Here’s someone in the publishing industry who cannot seem to figure out how someone hit it big…because they trashed the traditional paradigm? That’s what bothered me. In a previous post I’d discussed that I’d thought there really is no secret to writing, but here was someone who professed to “know things” because this person was a professional who trafficked in authors. Had “answers.” Presented at conferences and made money off his/her knowledge.
My problem is with the industry professional’s mindset—and I’m bettin, like in my previously posted blog—this is the exact same mindset used most everywhere else in the publishing world these days: rigidity. And it’s not just symptomatic of publishing, it’s in many other areas of life. Individuals seem to get so wrapped up in the mechanics and structure of whatever it is they’re doing and forget to let the creativity of the act take them along. This heavily applies to the craft of writing. Many of my writer friends (many also published) seem to intensely focus on the “craft” of writing. They beat it into the ground. Teach classes on it. Write articles about it. Talk about it at parties. And, again, as mentioned in a previous post, I mean absolutely no disrespect to any one of them—including the industry professional in the abovementioned article. In my humblest of opinions, I feel some of the intense focus is, indeed, deserved…but I feel this also hints that perhaps all of the laser-like focus is because this is one area that humans can control, especially in the world of writing. Learning about verbs and sentence structure. Story structure. Following rules. And when some young upstart like the author cited in the mentioned article comes along and blasts that all to hell…well, it’s upsetting to “this way of thinking.” I understand that. But to go on and profess an utter disbelief and stymied mentality as to why our mentioned author became so successful without any real “schooling” in all-things writing baffles the hell out of me. I have read many a published book that absolutely stunk, in, again, my humblest of opinions. I have read many books (again, IMHO) that I truly felt stunk yet others felt were absolutely great. I have read many a book (some of which stunk, and some of which did not) where I was editing as I read, even correcting grammar, and I’m not anywhere near a expert grammaratististist….
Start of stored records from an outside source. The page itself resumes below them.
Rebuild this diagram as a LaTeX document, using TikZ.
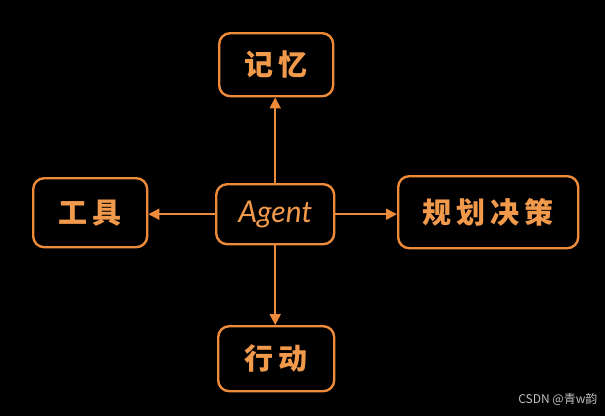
\documentclass[tikz,border=0pt]{standalone}
\usepackage{fontspec}
\setmainfont{Noto Sans CJK SC}
\newfontfamily\latinf{Lato}
\newfontfamily\wmfont{Noto Sans CJK SC}
\usetikzlibrary{arrows.meta}
\definecolor{org}{HTML}{EE8B3A}
\definecolor{orgtxt}{HTML}{F29A4C}
\begin{document}
\begin{tikzpicture}[x=1pt,y=-1pt,
  box/.style={draw=org, line width=2.4pt, rounded corners=11pt, text=orgtxt, font=\bfseries\fontsize{29}{30}\selectfont, inner sep=0pt, anchor=north west},
  conn/.style={draw=org, line width=2pt, -{Triangle[length=11pt,width=11pt]}}]
\fill[black] (0,0) rectangle (605,416);
\useasboundingbox (0,0) rectangle (605,416);
\node[box, minimum width=114pt, minimum height=63pt] (mem) at (218,32) {记\,忆};
\node[box, minimum width=118pt, minimum height=60pt, font=\latinf\itshape\fontsize{30}{31}\selectfont] (agent) at (215,183) {Agent};
\node[box, minimum width=114pt, minimum height=69pt] (tool) at (32,177) {工\,具};
\node[box, minimum width=180pt, minimum height=72pt] (plan) at (397,175) {规\,划\,决\,策};
\node[box, minimum width=116pt, minimum height=65pt] (act) at (217,325) {行\,动};
\draw[conn] (agent.north) -- (agent.north |- mem.south);
\draw[conn] (agent.west) -- (tool.east |- agent.west);
\draw[conn] (agent.east) -- (plan.west |- agent.east);
\draw[conn] (agent.south) -- (agent.south |- act.north);
\node[text=white!75!black, font=\wmfont\fontsize{12}{13}\selectfont, anchor=east] (wm) at (601,399) {CSDN @青w韵};
\end{tikzpicture}
\end{document}
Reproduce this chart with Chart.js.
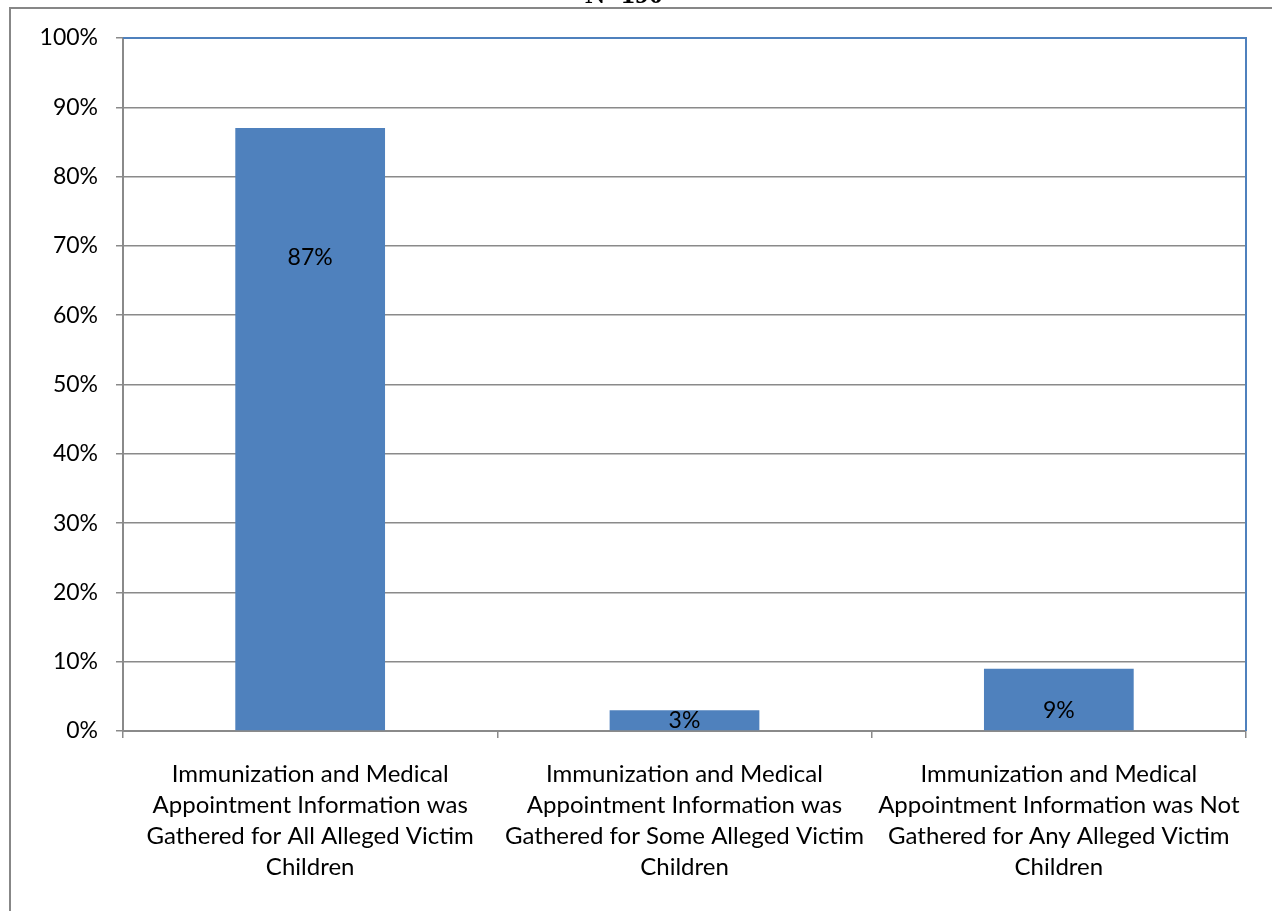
<!DOCTYPE html>
<html>
<head>
<meta charset="utf-8">
<script src="https://cdn.jsdelivr.net/npm/chart.js@4"></script>
<style>
  html, body { margin: 0; padding: 0; background: #ffffff; }
  #wrap { width: 1272px; height: 911px; position: relative; }
</style>
</head>
<body>
<div id="wrap"><canvas id="chart" width="1272" height="911"></canvas></div>
<script>
// Category labels, one line per array entry
const categories = [
  ["Immunization and Medical", "Appointment Information was", "Gathered for All Alleged Victim", "Children"],
  ["Immunization and Medical", "Appointment Information was", "Gathered for Some Alleged Victim", "Children"],
  ["Immunization and Medical", "Appointment Information was Not", "Gathered for Any Alleged Victim", "Children"]
];

// Share of cases (%)
const shares = [87, 3, 9];

// Value-axis range and step (%)
const yMin = 0;
const yMax = 100;
const yStep = 10;

const sampleNote = "N=190";

const FONT = "Lato, 'Open Sans', sans-serif";
const GRID = "#8a8a8a";
const BLUE = "#4f81bd";

// How far below each bar top its value label sits (px)
const LABEL_DROP = [129, 10, 42];

// Outer frame, plot border and the partly clipped heading
const framePlugin = {
  id: "frame",
  beforeDraw(chart) {
    const ctx = chart.ctx;
    ctx.save();
    ctx.fillStyle = "#ffffff";
    ctx.fillRect(0, 0, chart.width, chart.height);
    ctx.strokeStyle = "#878787";
    ctx.lineWidth = 2;
    ctx.strokeRect(10, 8, chart.width + 20, chart.height + 20);
    ctx.fillStyle = "#000000";
    ctx.font = "bold 28px 'Liberation Serif', 'DejaVu Serif', serif";
    ctx.textAlign = "center";
    ctx.textBaseline = "alphabetic";
    ctx.fillText(sampleNote, 624, 3);
    ctx.restore();
  },
  afterDraw(chart) {
    const { ctx, chartArea: a } = chart;
    ctx.save();
    ctx.strokeStyle = BLUE;
    ctx.lineWidth = 2;
    ctx.beginPath();
    ctx.moveTo(a.left, a.top);
    ctx.lineTo(a.right, a.top);
    ctx.lineTo(a.right, a.bottom);
    ctx.stroke();
    ctx.restore();
  }
};

// Value labels inside the bars
const valueLabelPlugin = {
  id: "valueLabels",
  afterDatasetsDraw(chart) {
    const ctx = chart.ctx;
    const meta = chart.getDatasetMeta(0);
    const values = chart.data.datasets[0].data;
    ctx.save();
    ctx.fillStyle = "#000000";
    ctx.font = "23px " + FONT;
    ctx.textAlign = "center";
    ctx.textBaseline = "middle";
    meta.data.forEach((bar, i) => {
      ctx.fillText(values[i] + "%", bar.x, bar.y + LABEL_DROP[i]);
    });
    ctx.restore();
  }
};

new Chart(document.getElementById("chart"), {
  type: "bar",
  data: {
    labels: categories,
    datasets: [{
      data: shares,
      backgroundColor: BLUE,
      borderWidth: 0,
      barPercentage: 0.4,
      categoryPercentage: 1.0
    }]
  },
  plugins: [framePlugin, valueLabelPlugin],
  options: {
    responsive: false,
    animation: false,
    events: [],
    layout: { padding: { top: 38, right: 26, left: 0, bottom: 0 } },
    plugins: {
      legend: { display: false },
      title: { display: false },
      tooltip: { enabled: false }
    },
    scales: {
      x: {
        grid: {
          offset: true,
          drawOnChartArea: false,
          drawTicks: true,
          tickLength: 7,
          color: GRID,
          lineWidth: 1.5
        },
        border: { color: GRID, width: 2 },
        ticks: {
          color: "#000000",
          font: { family: FONT, size: 24, lineHeight: 1.29 },
          padding: 21,
          maxRotation: 0,
          autoSkip: false
        },
        afterFit(scale) { scale.height = 180; }
      },
      y: {
        min: yMin,
        max: yMax,
        grid: {
          color: GRID,
          lineWidth: 1.5,
          drawTicks: true,
          tickLength: 7
        },
        border: { color: GRID, width: 2 },
        ticks: {
          stepSize: yStep,
          color: "#000000",
          font: { family: FONT, size: 23 },
          padding: 18,
          callback: (v) => v + "%"
        },
        afterFit(scale) { scale.width = 123; }
      }
    }
  }
});
</script>
</body>
</html>
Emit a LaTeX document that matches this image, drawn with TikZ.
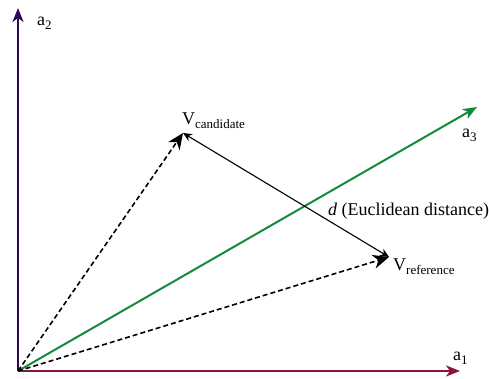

My point is, is this industry professional just making a point…that he really does understand that there are factors and variables out there that just overtake all so-called rational and knowledgeable “rules,” or is he really in the dark? Good lord, I hope it’s the former.
But I’m not convinced.
And I think this has a lot to do with what is killing the success for many authors. In my previous post I’d mentioned that it’s the industry professionals that are making such a “big deal” about what a piece of writing must or must not be to succeed, and I really think this to be true…I think at times some of this reasoning, as I’d already explained, is valid…but to base all publishing decisions on it I feel is faulty (but, hey, I’m not a publishing professional, just a guy on the outside looking in…nose pressed up against the glass…). In the old days (I was told by those who were there), editors ran the shows. They found authors they could grow…cultivate. Nowadays (again I’m told, since I’m still fighting my way into this rarified bunch), it’s all about instant success. Nobody, it seems, has the money to put towards “growing” anything. Budgets are dwindling, profits not (or never) what they need to be. And I even understand that.
But along came this upstart author. A person who beat the traditional business model and utterly trounced the competition. Frigging de-stroyed it. This shows that “it” can still happen. That an unknown can take the world by storm and surprise (a real, no-shit “shock and awe”). Readers just want a good read. They’ll accept a few off-words and errors in a book (and may not even really notice), but they just want to get lost in a story. It’s good that industry professionals are there to make sure that the best possible product gets put out on the streets…but I just ask that we all not get so lost in the forest for the trees, and try to insert a little more mystique back into the process. To think outside the boxes and spreadsheets and rigidity. Accept that there is not any one (or three) path(s) to success. Authors can focus as much as they want on the craft, but there’s also the heart. The creativity of a story. I’ve read extremely well-crafted prose that didn’t take me anywhere.
To everyone out there in the publishing business (yeah, reading my little post!)…please, keep an open mind. Don’t just talk-the-talk about wanting “new” and “fresh,” and “different…walk-the-walk. Take the time to cultivate authors. Sure, a business has to make money, but why not also put a little heart and creativity back into a business that is supposedly requiring this of the very products they deliver.